В заключение нашей беседы я попросил Геннадия Николаевича дать определение дирижёра. «Это одержимый носитель красоты, таящейся в музыке». Сказал, подумал и добавил: «Если может»…
Примечание. Прямая речь Г. Н. Рождественского даётся из интервью, данного для фильма «Дирижёр» 18 марта 2016 года в Париже.
Очерк печатается в авторской орфографии.
[1] Б. А. Покровский (1912-2009) – выдающийся оперный режиссёр, народный артист СССР.
[2] В. В. Постникова – пианистка, народная артистка России, жена Г. Н. Рождественского.
[3] Актёр, музыкант, ведущий авторской программы на телеканале «Культура» «Главная роль».
[4] Актёр, в 1974 году окончил Школу-студию МХАТ, работал в Театре на Малой Бронной. В 1980 году во время гастролей остался в Париже, играл в театре и снимался в кино под псевдонимом Alexandre Arbatt.
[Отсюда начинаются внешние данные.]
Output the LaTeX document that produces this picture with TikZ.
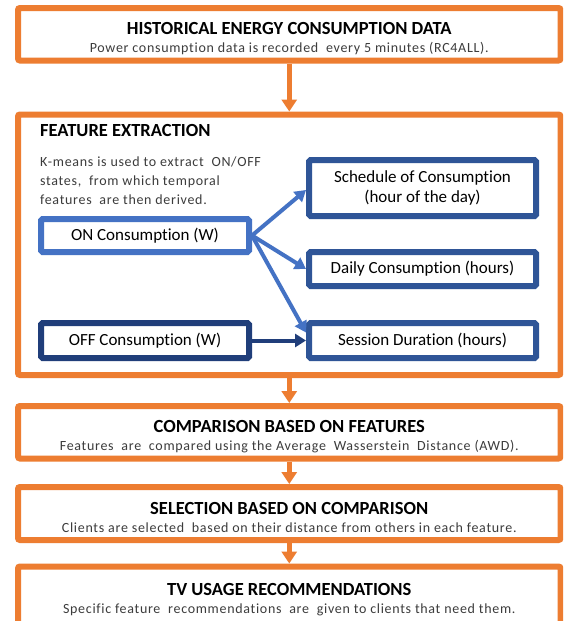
\documentclass[tikz,border=0pt]{standalone}
\usepackage{fontspec}
\setmainfont{Carlito}[Ligatures=NoCommon]
\usetikzlibrary{arrows.meta}
\definecolor{orng}{RGB}{237,125,49}
\definecolor{lblue}{RGB}{68,114,196}
\definecolor{dblue}{RGB}{47,85,151}
\definecolor{nblue}{RGB}{32,62,122}
\definecolor{txt}{RGB}{60,60,60}
\newcommand\ttlfnt{\color{black}\bfseries\fontsize{18.5}{22}\selectfont}
\newcommand\subfnt{\color{txt}\fontsize{14}{16}\selectfont\addfontfeature{LetterSpace=5}}
\newcommand\kmfnt{\color{txt}\fontsize{14}{19}\selectfont\addfontfeature{LetterSpace=5}}
\newcommand\topstrut{\rule{0pt}{20pt}}
\begin{document}
\begin{tikzpicture}[x=1pt,y=-1pt,
  obox/.style={draw=orng, line width=6pt, rounded corners=2pt, fill=white, align=center, inner sep=0pt, minimum width=542.5pt},
  bbox/.style={draw=#1, line width=6pt, rounded corners=1.5pt, fill=white, align=center, inner sep=0pt, font=\fontsize{17}{20}\selectfont},
  oarrow/.style={draw=orng, line width=5pt, -{Triangle[width=15pt,length=12pt]}},
  barrow/.style={draw=#1, line width=4pt, -{Triangle[width=13pt,length=11pt]}},
  plain/.style={inner sep=0pt, align=left}
]
\clip (0,0) rectangle (563,621);
\fill[white] (0,0) rectangle (563,621);

% orange process boxes
\node[obox, minimum height=52.5pt] (b1) at (289.25,34.25)
  {{\ttlfnt\topstrut HISTORICAL ENERGY CONSUMPTION DATA}\\[6pt]{\subfnt Power consumption data is recorded \ every 5 minutes (RC4ALL).}};
\node[obox, minimum height=260.5pt] (b2) at (289.25,244.75) {};
\node[obox, minimum height=52.5pt] (b3) at (289.25,432.25)
  {{\ttlfnt\topstrut COMPARISON BASED ON FEATURES}\\[6pt]{\subfnt Features \ are \ compared using the Average \ Wasserstein \ Distance (AWD).}};
\node[obox, minimum height=53pt] (b4) at (289.25,513.5)
  {{\ttlfnt\topstrut SELECTION BASED ON COMPARISON}\\[6pt]{\subfnt Clients are selected \ based on their distance from others in each feature.}};
\node[obox, minimum height=57.5pt] (b5) at (289.25,595.25)
  {{\ttlfnt\topstrut TV USAGE RECOMMENDATIONS}\\[6pt]{\subfnt Specific feature \ recommendations \ are \ given to clients that need them.}};

\draw[oarrow] (b1.south) -- (b2.north);
\draw[oarrow] (b2.south) -- (b3.north);
\draw[oarrow] (b3.south) -- (b4.north);
\draw[oarrow] (b4.south) -- (b5.north);

% feature extraction content
\node[plain, anchor=west, font=\ttlfnt] (fe) at (40,130) {FEATURE EXTRACTION};
\node[plain, anchor=north west, font=\kmfnt, text=txt] (km) at (40,157)
  {K-means is used to extract \ ON/OFF\\states, \ from which temporal\\features \ are then derived.};

\node[bbox=lblue, minimum width=208pt, minimum height=33pt] (on) at (145,235.5) {ON Consumption (W)};
\node[bbox=nblue, minimum width=208pt, minimum height=35pt] (off) at (145,340.5) {OFF Consumption (W)};
\node[bbox=dblue, minimum width=227pt, minimum height=56pt] (sch) at (422.5,188) {Schedule of Consumption\\(hour of the day)};
\node[bbox=dblue, minimum width=227pt, minimum height=34pt] (day) at (422.5,269) {Daily Consumption (hours)};
\node[bbox=dblue, minimum width=227pt, minimum height=35pt] (ses) at (422.5,340.5) {Session Duration (hours)};

\draw[barrow=lblue] (on.east) -- ([yshift=-2pt]sch.west);
\draw[barrow=lblue] (on.east) -- (day.west);
\draw[barrow=lblue] (on.east) -- ([yshift=8pt]ses.west);
\draw[barrow=nblue] (off.east) -- (ses.west);
\end{tikzpicture}
\end{document}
Ушёл из жизни в июне 2016 года.
[5] Брюно Монсенжон – французский скрипач и кинодокументалист, автор фильмов о С. Рихтере, Д. Ойстрахе, Г. Гульде, Г. Соколове и др.
[6] Известный эстонский и американский дирижёр, «я его считаю одним из ведущих дирижёров современности, по многим параметрам» (Рождественский).
[7] В. Е. Максимов (1930-1995) – русский писатель, с 1974 года в вынужденной эмиграции, основатель журнала «Континент».
[8] Историк русского зарубежья, бард.
[9] Пьер Булез (1925-2016) – французский композитор и дирижёр, являлся лидером французского музыкального авангарда.
[10] Зубин Мета (род. в 1936 г.) – известный индийский дирижёр.